● TASK BRIEF
Write the material out again in full, exactly.

● DATA SECTION

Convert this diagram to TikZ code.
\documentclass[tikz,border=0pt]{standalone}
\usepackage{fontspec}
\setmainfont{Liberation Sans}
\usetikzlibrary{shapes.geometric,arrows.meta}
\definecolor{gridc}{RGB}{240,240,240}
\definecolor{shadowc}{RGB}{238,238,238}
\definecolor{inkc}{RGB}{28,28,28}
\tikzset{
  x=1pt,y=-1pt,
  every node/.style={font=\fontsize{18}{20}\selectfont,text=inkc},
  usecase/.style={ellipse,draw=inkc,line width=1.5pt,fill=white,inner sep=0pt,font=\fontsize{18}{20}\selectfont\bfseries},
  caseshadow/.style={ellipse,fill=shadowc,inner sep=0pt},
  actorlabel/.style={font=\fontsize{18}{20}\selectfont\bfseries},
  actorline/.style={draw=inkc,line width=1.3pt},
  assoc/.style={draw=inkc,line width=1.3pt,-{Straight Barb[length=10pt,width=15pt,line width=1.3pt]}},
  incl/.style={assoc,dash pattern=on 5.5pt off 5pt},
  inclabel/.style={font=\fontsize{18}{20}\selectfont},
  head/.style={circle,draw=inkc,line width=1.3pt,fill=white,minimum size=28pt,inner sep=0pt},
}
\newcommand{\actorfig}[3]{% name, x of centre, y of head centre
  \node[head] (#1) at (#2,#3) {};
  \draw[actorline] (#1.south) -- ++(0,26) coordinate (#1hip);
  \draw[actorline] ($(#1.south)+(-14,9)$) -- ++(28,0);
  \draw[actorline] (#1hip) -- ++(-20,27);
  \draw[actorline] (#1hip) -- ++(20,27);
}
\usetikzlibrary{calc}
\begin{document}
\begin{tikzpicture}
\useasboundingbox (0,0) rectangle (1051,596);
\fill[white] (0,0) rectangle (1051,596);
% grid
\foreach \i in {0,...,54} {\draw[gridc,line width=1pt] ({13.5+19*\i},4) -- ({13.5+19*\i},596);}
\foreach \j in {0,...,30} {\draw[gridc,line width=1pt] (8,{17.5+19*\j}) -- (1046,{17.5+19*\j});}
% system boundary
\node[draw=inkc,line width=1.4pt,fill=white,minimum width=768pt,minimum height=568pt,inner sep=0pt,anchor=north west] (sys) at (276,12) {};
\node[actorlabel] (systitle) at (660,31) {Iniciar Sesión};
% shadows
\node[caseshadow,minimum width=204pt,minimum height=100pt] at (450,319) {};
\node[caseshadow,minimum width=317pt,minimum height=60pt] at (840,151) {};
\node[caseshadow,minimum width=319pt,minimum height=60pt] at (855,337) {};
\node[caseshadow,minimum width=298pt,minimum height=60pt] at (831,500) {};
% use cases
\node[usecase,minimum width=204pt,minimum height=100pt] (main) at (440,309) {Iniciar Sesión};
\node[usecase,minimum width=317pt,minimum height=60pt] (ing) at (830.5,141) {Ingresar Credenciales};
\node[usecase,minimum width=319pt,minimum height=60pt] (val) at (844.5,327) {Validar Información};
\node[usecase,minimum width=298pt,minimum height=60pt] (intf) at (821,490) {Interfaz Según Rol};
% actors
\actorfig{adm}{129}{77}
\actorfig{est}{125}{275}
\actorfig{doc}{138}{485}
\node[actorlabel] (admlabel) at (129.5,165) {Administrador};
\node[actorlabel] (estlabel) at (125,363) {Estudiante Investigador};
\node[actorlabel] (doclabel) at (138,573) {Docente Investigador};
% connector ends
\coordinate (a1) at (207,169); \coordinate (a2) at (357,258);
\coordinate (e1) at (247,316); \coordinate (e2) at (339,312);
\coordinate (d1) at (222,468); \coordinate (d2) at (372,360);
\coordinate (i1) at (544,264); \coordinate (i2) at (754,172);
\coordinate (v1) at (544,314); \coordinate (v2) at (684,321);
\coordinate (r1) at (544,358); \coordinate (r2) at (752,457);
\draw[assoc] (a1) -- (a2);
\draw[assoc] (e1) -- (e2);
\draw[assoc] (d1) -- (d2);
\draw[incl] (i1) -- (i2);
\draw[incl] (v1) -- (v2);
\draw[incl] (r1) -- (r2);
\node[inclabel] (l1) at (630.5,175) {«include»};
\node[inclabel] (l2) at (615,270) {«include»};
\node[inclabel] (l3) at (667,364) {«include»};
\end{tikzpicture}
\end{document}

● FINAL RESULT
Convert this diagram to TikZ code.
\documentclass[tikz,border=0pt]{standalone}
\usepackage{fontspec}
\setmainfont{Liberation Sans}
\usetikzlibrary{shapes.geometric,arrows.meta}
\definecolor{gridc}{RGB}{240,240,240}
\definecolor{shadowc}{RGB}{238,238,238}
\definecolor{inkc}{RGB}{28,28,28}
\tikzset{
  x=1pt,y=-1pt,
  every node/.style={font=\fontsize{18}{20}\selectfont,text=inkc},
  usecase/.style={ellipse,draw=inkc,line width=1.5pt,fill=white,inner sep=0pt,font=\fontsize{18}{20}\selectfont\bfseries},
  caseshadow/.style={ellipse,fill=shadowc,inner sep=0pt},
  actorlabel/.style={font=\fontsize{18}{20}\selectfont\bfseries},
  actorline/.style={draw=inkc,line width=1.3pt},
  assoc/.style={draw=inkc,line width=1.3pt,-{Straight Barb[length=10pt,width=15pt,line width=1.3pt]}},
  incl/.style={assoc,dash pattern=on 5.5pt off 5pt},
  inclabel/.style={font=\fontsize{18}{20}\selectfont},
  head/.style={circle,draw=inkc,line width=1.3pt,fill=white,minimum size=28pt,inner sep=0pt},
}
\newcommand{\actorfig}[3]{% name, x of centre, y of head centre
  \node[head] (#1) at (#2,#3) {};
  \draw[actorline] (#1.south) -- ++(0,26) coordinate (#1hip);
  \draw[actorline] ($(#1.south)+(-14,9)$) -- ++(28,0);
  \draw[actorline] (#1hip) -- ++(-20,27);
  \draw[actorline] (#1hip) -- ++(20,27);
}
\usetikzlibrary{calc}
\begin{document}
\begin{tikzpicture}
\useasboundingbox (0,0) rectangle (1051,596);
\fill[white] (0,0) rectangle (1051,596);
% grid
\foreach \i in {0,...,54} {\draw[gridc,line width=1pt] ({13.5+19*\i},4) -- ({13.5+19*\i},596);}
\foreach \j in {0,...,30} {\draw[gridc,line width=1pt] (8,{17.5+19*\j}) -- (1046,{17.5+19*\j});}
% system boundary
\node[draw=inkc,line width=1.4pt,fill=white,minimum width=768pt,minimum height=568pt,inner sep=0pt,anchor=north west] (sys) at (276,12) {};
\node[actorlabel] (systitle) at (660,31) {Iniciar Sesión};
% shadows
\node[caseshadow,minimum width=204pt,minimum height=100pt] at (450,319) {};
\node[caseshadow,minimum width=317pt,minimum height=60pt] at (840,151) {};
\node[caseshadow,minimum width=319pt,minimum height=60pt] at (855,337) {};
\node[caseshadow,minimum width=298pt,minimum height=60pt] at (831,500) {};
% use cases
\node[usecase,minimum width=204pt,minimum height=100pt] (main) at (440,309) {Iniciar Sesión};
\node[usecase,minimum width=317pt,minimum height=60pt] (ing) at (830.5,141) {Ingresar Credenciales};
\node[usecase,minimum width=319pt,minimum height=60pt] (val) at (844.5,327) {Validar Información};
\node[usecase,minimum width=298pt,minimum height=60pt] (intf) at (821,490) {Interfaz Según Rol};
% actors
\actorfig{adm}{129}{77}
\actorfig{est}{125}{275}
\actorfig{doc}{138}{485}
\node[actorlabel] (admlabel) at (129.5,165) {Administrador};
\node[actorlabel] (estlabel) at (125,363) {Estudiante Investigador};
\node[actorlabel] (doclabel) at (138,573) {Docente Investigador};
% connector ends
\coordinate (a1) at (207,169); \coordinate (a2) at (357,258);
\coordinate (e1) at (247,316); \coordinate (e2) at (339,312);
\coordinate (d1) at (222,468); \coordinate (d2) at (372,360);
\coordinate (i1) at (544,264); \coordinate (i2) at (754,172);
\coordinate (v1) at (544,314); \coordinate (v2) at (684,321);
\coordinate (r1) at (544,358); \coordinate (r2) at (752,457);
\draw[assoc] (a1) -- (a2);
\draw[assoc] (e1) -- (e2);
\draw[assoc] (d1) -- (d2);
\draw[incl] (i1) -- (i2);
\draw[incl] (v1) -- (v2);
\draw[incl] (r1) -- (r2);
\node[inclabel] (l1) at (630.5,175) {«include»};
\node[inclabel] (l2) at (615,270) {«include»};
\node[inclabel] (l3) at (667,364) {«include»};
\end{tikzpicture}
\end{document}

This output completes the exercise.